La galère, c’est la routine

Martinez, l'homme qui ne sourit jamais (Photo AFP)

Martinez, l’homme qui ne sourit jamais
(Photo AFP)

À la SNCF, la grève continue, bien qu’un accord ait été soumis aux syndicats. Cet accord enterre la réforme d’une entreprise publique qui a accumulé quelque 50 milliards de dettes et qui doit désormais faire face à la concurrence européenne. La grève est devenue l’unique moyen d’expression d’organisations qui prétendent par ailleurs souffrir de l’absence de dialogue.

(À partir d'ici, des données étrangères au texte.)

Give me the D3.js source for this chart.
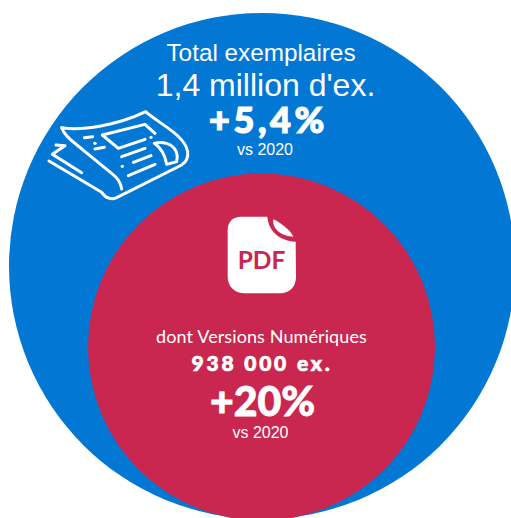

ET TOUT est à l’avenant. Des batailles sporadiques autour des dépôts de carburants, les éboueurs qui s’y mettent ici ou là, avec l’espoir d’offrir aux visiteurs de l’Euro un pays laid et nauséabond, la RATP où l’on ne sait plus qui travaille et qui ne travaille pas, le refus de la CGT de prendre en considération les inondations et leurs dégâts et donc de contribuer au soulagement des populations sinistrées, des pilotes qui rejettent l’accord proposé par la direction d’Air France, tout cela au nom d’une réforme du code du travail qui est en cours de discussion au Parlement et dont le contenu n’est pas encore fixé. Cette crise sociale est un scandale. C’est un abus de pouvoir généralisé qui permet aux camarades syndiqués d’imposer leur volonté à toute la population. C’est aussi une honte : à la SNCF, contre la volonté du PD-G, Guillaume Pépy, qui ne peut pas gérer la société si elle n’est pas réformée, le gouvernement, décidé à amadouer la CGT, nouvelle terreur dans le paysage politique, a abandonné un projet qui était pourtant indispensable et puisera dans les caisses pour donner de l’oxygène au système ferroviaire, à bout de souffle.

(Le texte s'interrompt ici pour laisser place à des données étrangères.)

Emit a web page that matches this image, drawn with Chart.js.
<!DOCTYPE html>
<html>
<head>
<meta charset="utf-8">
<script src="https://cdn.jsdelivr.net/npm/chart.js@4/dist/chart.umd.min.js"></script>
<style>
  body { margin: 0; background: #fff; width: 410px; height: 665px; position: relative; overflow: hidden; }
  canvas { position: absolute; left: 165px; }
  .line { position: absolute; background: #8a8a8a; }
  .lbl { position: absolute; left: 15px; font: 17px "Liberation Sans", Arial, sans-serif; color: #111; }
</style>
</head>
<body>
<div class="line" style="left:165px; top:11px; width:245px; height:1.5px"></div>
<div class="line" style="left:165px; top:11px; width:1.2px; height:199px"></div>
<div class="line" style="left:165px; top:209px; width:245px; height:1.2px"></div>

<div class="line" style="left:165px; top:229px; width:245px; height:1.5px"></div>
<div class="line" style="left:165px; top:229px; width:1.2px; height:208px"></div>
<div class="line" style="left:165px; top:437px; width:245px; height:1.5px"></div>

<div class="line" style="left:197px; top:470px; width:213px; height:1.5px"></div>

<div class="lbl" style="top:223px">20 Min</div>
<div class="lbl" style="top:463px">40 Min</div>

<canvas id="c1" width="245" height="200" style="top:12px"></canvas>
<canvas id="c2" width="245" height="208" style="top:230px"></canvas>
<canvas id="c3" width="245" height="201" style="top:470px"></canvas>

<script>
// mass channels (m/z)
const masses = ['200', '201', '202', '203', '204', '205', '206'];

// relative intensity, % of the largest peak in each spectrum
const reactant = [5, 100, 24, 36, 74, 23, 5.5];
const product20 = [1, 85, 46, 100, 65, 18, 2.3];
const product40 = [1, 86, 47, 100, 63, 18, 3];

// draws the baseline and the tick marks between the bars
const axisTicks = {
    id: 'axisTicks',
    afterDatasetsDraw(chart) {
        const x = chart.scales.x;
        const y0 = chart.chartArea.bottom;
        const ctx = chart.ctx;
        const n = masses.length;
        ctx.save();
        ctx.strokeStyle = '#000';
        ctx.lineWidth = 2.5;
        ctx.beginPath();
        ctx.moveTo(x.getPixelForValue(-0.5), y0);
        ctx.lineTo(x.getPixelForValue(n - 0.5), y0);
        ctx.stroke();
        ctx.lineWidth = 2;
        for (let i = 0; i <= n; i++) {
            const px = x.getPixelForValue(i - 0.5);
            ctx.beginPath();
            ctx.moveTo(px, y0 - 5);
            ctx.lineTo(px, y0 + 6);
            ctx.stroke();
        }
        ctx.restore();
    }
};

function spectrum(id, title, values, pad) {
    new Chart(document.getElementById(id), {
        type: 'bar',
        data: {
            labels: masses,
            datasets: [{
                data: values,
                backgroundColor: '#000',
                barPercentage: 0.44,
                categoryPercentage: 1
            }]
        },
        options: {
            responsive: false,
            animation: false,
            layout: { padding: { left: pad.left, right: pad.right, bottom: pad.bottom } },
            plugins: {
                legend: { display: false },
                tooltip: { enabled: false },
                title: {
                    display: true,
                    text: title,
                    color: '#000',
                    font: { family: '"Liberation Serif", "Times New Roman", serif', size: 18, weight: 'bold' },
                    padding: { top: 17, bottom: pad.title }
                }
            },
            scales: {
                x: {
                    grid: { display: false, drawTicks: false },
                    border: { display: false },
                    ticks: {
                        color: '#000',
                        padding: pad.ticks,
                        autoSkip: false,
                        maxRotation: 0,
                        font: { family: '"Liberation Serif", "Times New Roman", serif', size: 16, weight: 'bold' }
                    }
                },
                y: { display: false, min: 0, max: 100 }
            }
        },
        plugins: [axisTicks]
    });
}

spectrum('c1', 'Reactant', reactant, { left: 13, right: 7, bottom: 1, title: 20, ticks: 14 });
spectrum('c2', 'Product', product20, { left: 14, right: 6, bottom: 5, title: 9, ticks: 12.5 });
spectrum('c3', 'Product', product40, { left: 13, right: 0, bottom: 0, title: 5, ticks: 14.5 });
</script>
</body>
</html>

Le désarroi et le ridicule.

Le pire, c’est qu’une majorité de Français sont convaincus que les syndicats défendent leurs acquis sociaux, que la loi travail constitue une atteinte à leurs droits fondamentaux, et qu’ils préfèrent les nuisances quotidiennes entraînées par les grèves à une capitulation sociale. Bien entendu, personne n’a lu le projet de loi et encore moins les amendements multiples que le Sénat prépare et qui, au final, changeront le texte en profondeur. On fait donc la grève pour des raisons virtuelles, on est en colère contre des décisions qui n’ont pas été prises, on plonge le pays dans le désarroi et le ridicule sans être capable d’expliquer pourquoi.
La CGT s’est radicalisée parce qu’elle craint de céder à la CFDT sa place de premier syndicat français. Elle n’a jamais été aussi intraitable que depuis qu’elle a pris conscience de ses faiblesses. Elle n’a jamais provoqué autant de difficultés depuis que ses effectifs sont devenus notoirement clairsemés. Elle est passée, en un claquement de doigts, du social au politique. Bernard Thibault avait pris ses distances avec le parti communiste, Philippe Martinez s’en rapproche ostensiblement.

Un discours menaçant.

Le nouveau secrétaire général de la CGT se complaît dans la sévérité, une totale absence d’humour et un discours sinistre et menaçant. Formidable : nous sommes gouvernés par des non-élus qui nous disent tous les jours pourquoi nous devons souffrir dans les transports publics ou sous les monceaux d’ordures. Ils fixent le niveau des agressions qu’ils nous infligent. Ils nous dictent leurs propres règles. Si on les voit encore comme les amis du peuple, le peuple ne court aucun danger avec ses ennemis. Ajoutant l’injure à l’outrage, ils nous rappellent benoîtement que la grève est un droit sacré des travailleurs. Oui, mais la prise d’otages ?
Avec une hypocrisie exaspérante, ils se prétendent les victimes d’un système politique dont les composantes opposées comploteraient pour asservir tous les travailleurs. Mais c’est nous, les usagers, qui sommes soumis à leur diktat. Le pouvoir n’est plus à l’Élysée ou à Matignon, il appartient au conducteur de train et au chauffeur de benne à ordures. Le monde qui nous observe est partagé entre la franche rigolade et la pitié ironique.